# Polishing



## cobalt (Nov 14, 2013)

A new toy to play with

CV3 recommended the pads a fair while ago thought they would be very useful for polishing rams and buffalo horn

The pens are pretty good helpful to get into awkward place


----------



## gdenby (Apr 27, 2013)

Assuming the chart I found is accurate, it looks like the finest grit pad is as fine as anything available, w. the exception of diamond slurries. Should be able to get a mirror finish. As far as I can tell, the finest grit pads I have are equivalent to the 6000 grit. The 3M pads I'm using will make hard knot wood almost mirror like. As glossy as varnish w/o varnish.


----------



## Whiteroselad (Dec 4, 2015)

I would have to write the grit on the rear if it isn't already printed on because a lot of the pads look the same colour to me. It is generally with Khaki and Beige colours that I struggle with so I suppose it may just be the photograph. N.


----------



## CV3 (Jan 30, 2014)

Hope they are working well for you I use the ones I have all the time.


----------



## Rodney (Jun 12, 2015)

I haven't used the micromesh pads. How are they working out for you?

They look like they're ideal for the small detailed work you do.

Several years ago I bought what is most likely for me a lifetime supply of buffing wheels and compounds for polishing metal primarily but they work on wood and plastic too if I want to. So far in stick making I've only used them for polishing ferrules.

I generally sand to 600 grit then polish with good results.

Rodney


----------



## cobalt (Nov 14, 2013)

i use the micro pads for polishing buffalo horn but find using buffing wheels works well on do sand down to the finest sandpaper I have 1st


----------



## MJC4 (Mar 6, 2014)

Never had the occasion to polish horn. I would like to get some cow or rams horn and try some for collars. Where does one go about acquiring ram or cow horn?
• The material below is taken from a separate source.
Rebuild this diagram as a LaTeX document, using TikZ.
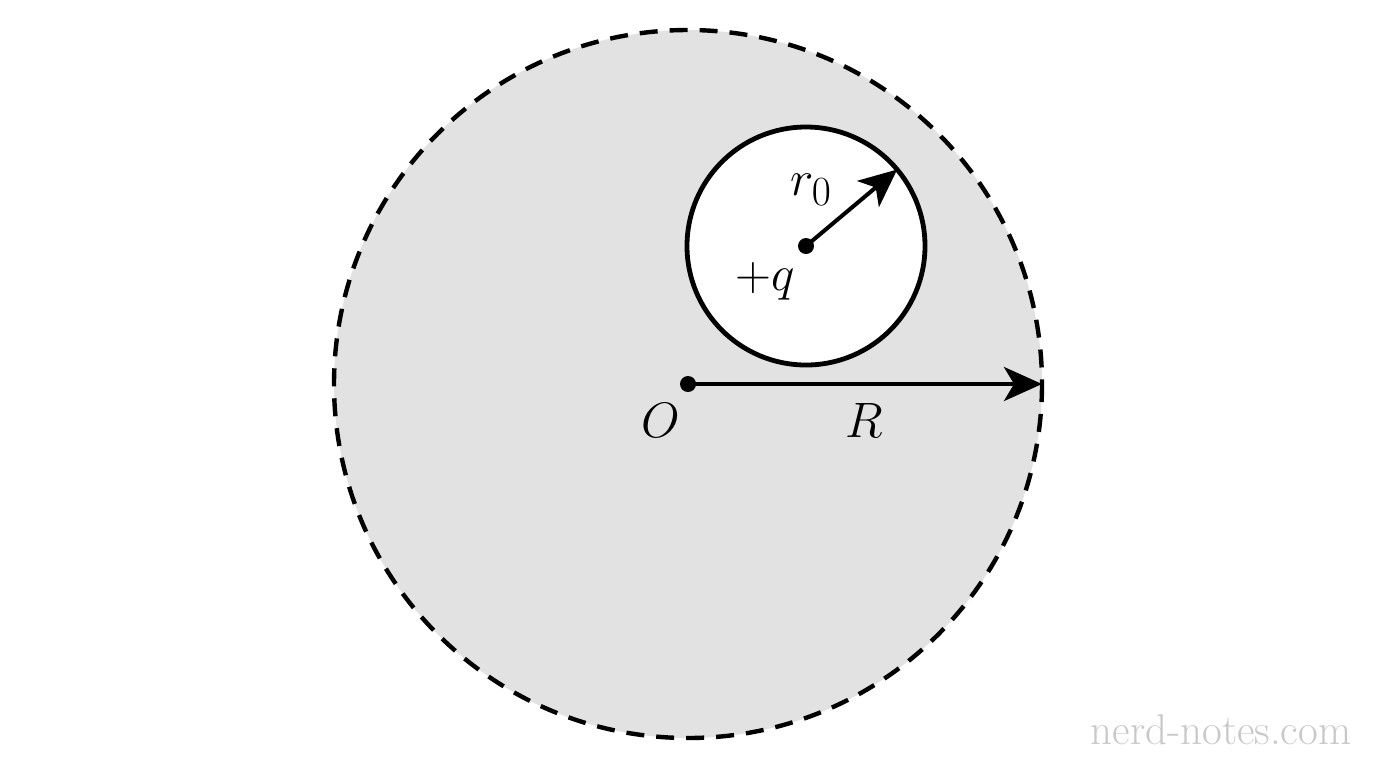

I am thinking possibly at a meat packing house.


----------



## cobalt (Nov 14, 2013)

there must be a walking stick accessories site on that side of the pond .we have quite a few of them


----------



## Rodney (Jun 12, 2015)

MJC4 said:


> Never had the occasion to polish horn. I would like to get some cow or rams horn and try some for collars. Where does one go about acquiring ram or cow horn? I am thinking possibly at a meat packing house.


Just wait for the right Cadillac to park near you and rob them off the hood.

That, or try Ebay.

You can get short solid sections of water buffalo horn at pet stores that would be good for caps and collars. Some sections might even make entire handles though they won't be full crooks.

Rodney


----------